[Charts and diagrams as code]
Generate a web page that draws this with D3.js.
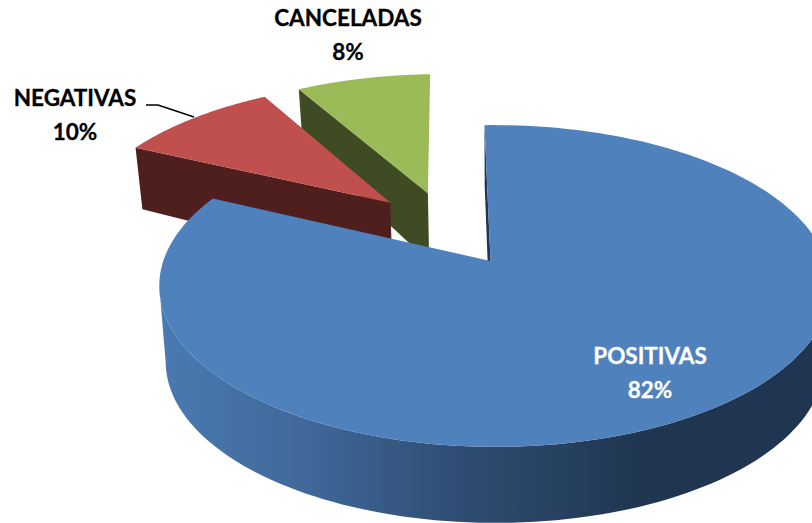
<!DOCTYPE html>
<html>
<head>
<meta charset="utf-8">
<script src="https://cdn.jsdelivr.net/npm/d3@7"></script>
<style>
  html, body { margin: 0; padding: 0; background: #fff; overflow: hidden; }
  text { font-family: Lato, "Open Sans", sans-serif; font-weight: 700; font-size: 22.5px; text-anchor: middle; stroke-width: 0.3px; }
</style>
</head>
<body>
<svg width="812" height="523"></svg>
<script>
const categories = ["POSITIVAS", "NEGATIVAS", "CANCELADAS"];
const values = [82.4, 9.6, 8];

const topColors = ["#4f81bd", "#c0504d", "#9bbb59"];
const faceColors = ["#1f3552", "#4f1f1e", "#3f4b22"];
// how far each slice is pulled out, in disk units
const explodeX = [0, -0.322, -0.203];
const explodeY = [0, -0.396, -0.464];

const svg = d3.select("svg");

// perspective of the pie plane
const view = {x0: 490.5, y0: 261, A: 331.5, B: 157, k: 0.1553, m: 0.013, start: -1.2};

const project = (X, Y) => {
  const w = 1 - view.k * Y - view.m * X;
  return {x: view.x0 + view.A * X / w, y: view.y0 + view.B * Y / w, w: w};
};
// same point on the lower face of the pie
const lower = p => {
  const depth = 76 - 100 * Math.max(0, p.w - 1);
  return {x: p.x + (495 - p.x) * 0.019, y: p.y + depth};
};

const pie = d3.pie().sort(null).value(d => d)
  .startAngle(view.start * Math.PI / 180)
  .endAngle(2 * Math.PI + view.start * Math.PI / 180);
const arcs = pie(values);

const line = d3.line().x(d => d.x).y(d => d.y);

const defs = svg.append("defs");
const wall = defs.append("linearGradient")
  .attr("id", "wall")
  .attr("gradientUnits", "userSpaceOnUse")
  .attr("x1", 160).attr("x2", 812).attr("y1", 0).attr("y2", 0);
[[0, "#4a7ab2"], [0.22, "#40689a"], [0.43, "#315077"], [0.62, "#26405f"], [0.75, "#1f3550"], [1, "#1f3552"]]
  .forEach(s => wall.append("stop").attr("offset", s[0]).attr("stop-color", s[1]));

// green at the back, blue in front
[2, 1, 0].forEach(i => {
  const a = arcs[i];
  const rim = d3.range(0, 181).map(j => {
    const t = a.startAngle + (a.endAngle - a.startAngle) * j / 180;
    return project(Math.sin(t) + explodeX[i], -Math.cos(t) + explodeY[i]);
  });
  const apex = project(explodeX[i], explodeY[i]);
  const g = svg.append("g");

  // outer wall, only the front of the blue one can be seen
  if (i === 0) {
    const front = rim.slice(d3.greatestIndex(rim, p => p.x), d3.leastIndex(rim, p => p.x) + 1);
    g.append("path")
      .attr("d", line(front.concat(front.map(lower).reverse())) + "Z")
      .attr("fill", "url(#wall)");
  }

  // cut face on the start side
  g.append("path")
    .attr("d", line([apex, rim[0], lower(rim[0]), lower(apex)]) + "Z")
    .attr("fill", faceColors[i]);

  // top
  g.append("path")
    .attr("d", line([apex].concat(rim)) + "Z")
    .attr("fill", topColors[i]);
});

// leader line
svg.append("path")
  .attr("d", "M146,105L158,105L194,117")
  .attr("fill", "none")
  .attr("stroke", "#000")
  .attr("stroke-width", 1.5);

// labels
const total = d3.sum(values);
const labelX = [650, 75, 348];
const labelY = [364, 106, 26];
const labelColor = ["#fff", "#000", "#000"];
const lineGap = 34;
categories.forEach((c, i) => {
  svg.append("text").attr("x", labelX[i]).attr("y", labelY[i])
    .attr("fill", labelColor[i]).attr("stroke", labelColor[i]).text(c);
  svg.append("text").attr("x", labelX[i]).attr("y", labelY[i] + lineGap)
    .attr("fill", labelColor[i]).attr("stroke", labelColor[i])
    .text(Math.round(values[i] / total * 100) + "%");
});
</script>
</body>
</html>
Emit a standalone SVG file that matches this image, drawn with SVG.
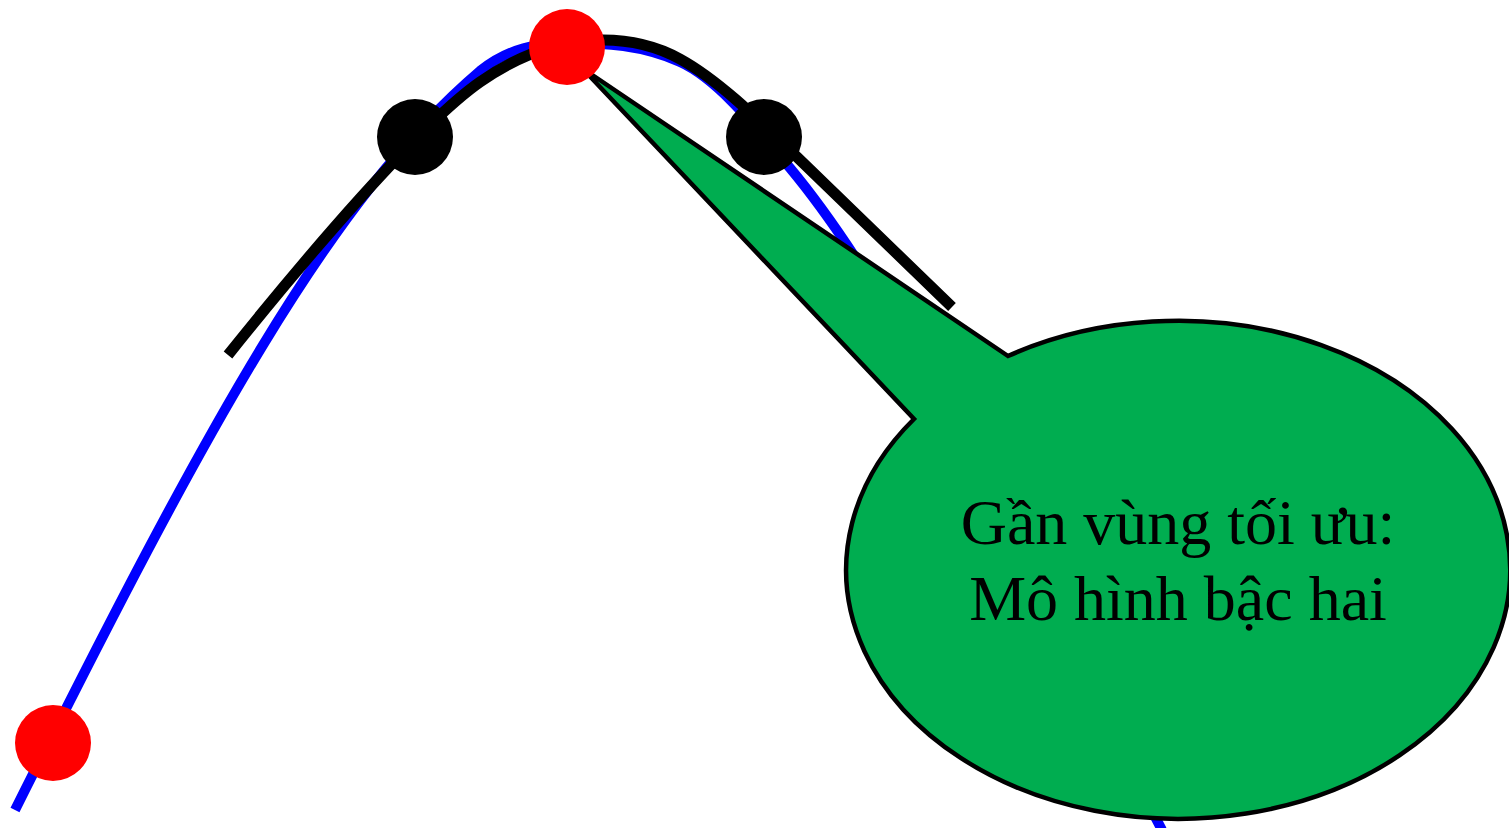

• **WHAT YOU NEED TO DO**: Every record above must be given again exactly; drop the pictures.

• **THE SOLUTION**:
Generate a web page that draws this with D3.js.
<!DOCTYPE html>
<html>
<head>
<meta charset="utf-8">
<script src="https://cdn.jsdelivr.net/npm/d3@7"></script>
<style>
  html, body { margin: 0; padding: 0; background: #fff; overflow: hidden; }
  text { font-family: Lato, "Open Sans", sans-serif; font-weight: 700; font-size: 22.5px; text-anchor: middle; stroke-width: 0.3px; }
</style>
</head>
<body>
<svg width="812" height="523"></svg>
<script>
const categories = ["POSITIVAS", "NEGATIVAS", "CANCELADAS"];
const values = [82.4, 9.6, 8];

const topColors = ["#4f81bd", "#c0504d", "#9bbb59"];
const faceColors = ["#1f3552", "#4f1f1e", "#3f4b22"];
// how far each slice is pulled out, in disk units
const explodeX = [0, -0.322, -0.203];
const explodeY = [0, -0.396, -0.464];

const svg = d3.select("svg");

// perspective of the pie plane
const view = {x0: 490.5, y0: 261, A: 331.5, B: 157, k: 0.1553, m: 0.013, start: -1.2};

const project = (X, Y) => {
  const w = 1 - view.k * Y - view.m * X;
  return {x: view.x0 + view.A * X / w, y: view.y0 + view.B * Y / w, w: w};
};
// same point on the lower face of the pie
const lower = p => {
  const depth = 76 - 100 * Math.max(0, p.w - 1);
  return {x: p.x + (495 - p.x) * 0.019, y: p.y + depth};
};

const pie = d3.pie().sort(null).value(d => d)
  .startAngle(view.start * Math.PI / 180)
  .endAngle(2 * Math.PI + view.start * Math.PI / 180);
const arcs = pie(values);

const line = d3.line().x(d => d.x).y(d => d.y);

const defs = svg.append("defs");
const wall = defs.append("linearGradient")
  .attr("id", "wall")
  .attr("gradientUnits", "userSpaceOnUse")
  .attr("x1", 160).attr("x2", 812).attr("y1", 0).attr("y2", 0);
[[0, "#4a7ab2"], [0.22, "#40689a"], [0.43, "#315077"], [0.62, "#26405f"], [0.75, "#1f3550"], [1, "#1f3552"]]
  .forEach(s => wall.append("stop").attr("offset", s[0]).attr("stop-color", s[1]));

// green at the back, blue in front
[2, 1, 0].forEach(i => {
  const a = arcs[i];
  const rim = d3.range(0, 181).map(j => {
    const t = a.startAngle + (a.endAngle - a.startAngle) * j / 180;
    return project(Math.sin(t) + explodeX[i], -Math.cos(t) + explodeY[i]);
  });
  const apex = project(explodeX[i], explodeY[i]);
  const g = svg.append("g");

  // outer wall, only the front of the blue one can be seen
  if (i === 0) {
    const front = rim.slice(d3.greatestIndex(rim, p => p.x), d3.leastIndex(rim, p => p.x) + 1);
    g.append("path")
      .attr("d", line(front.concat(front.map(lower).reverse())) + "Z")
      .attr("fill", "url(#wall)");
  }

  // cut face on the start side
  g.append("path")
    .attr("d", line([apex, rim[0], lower(rim[0]), lower(apex)]) + "Z")
    .attr("fill", faceColors[i]);

  // top
  g.append("path")
    .attr("d", line([apex].concat(rim)) + "Z")
    .attr("fill", topColors[i]);
});

// leader line
svg.append("path")
  .attr("d", "M146,105L158,105L194,117")
  .attr("fill", "none")
  .attr("stroke", "#000")
  .attr("stroke-width", 1.5);

// labels
const total = d3.sum(values);
const labelX = [650, 75, 348];
const labelY = [364, 106, 26];
const labelColor = ["#fff", "#000", "#000"];
const lineGap = 34;
categories.forEach((c, i) => {
  svg.append("text").attr("x", labelX[i]).attr("y", labelY[i])
    .attr("fill", labelColor[i]).attr("stroke", labelColor[i]).text(c);
  svg.append("text").attr("x", labelX[i]).attr("y", labelY[i] + lineGap)
    .attr("fill", labelColor[i]).attr("stroke", labelColor[i])
    .text(Math.round(values[i] / total * 100) + "%");
});
</script>
</body>
</html>
Emit a standalone SVG file that matches this image, drawn with SVG.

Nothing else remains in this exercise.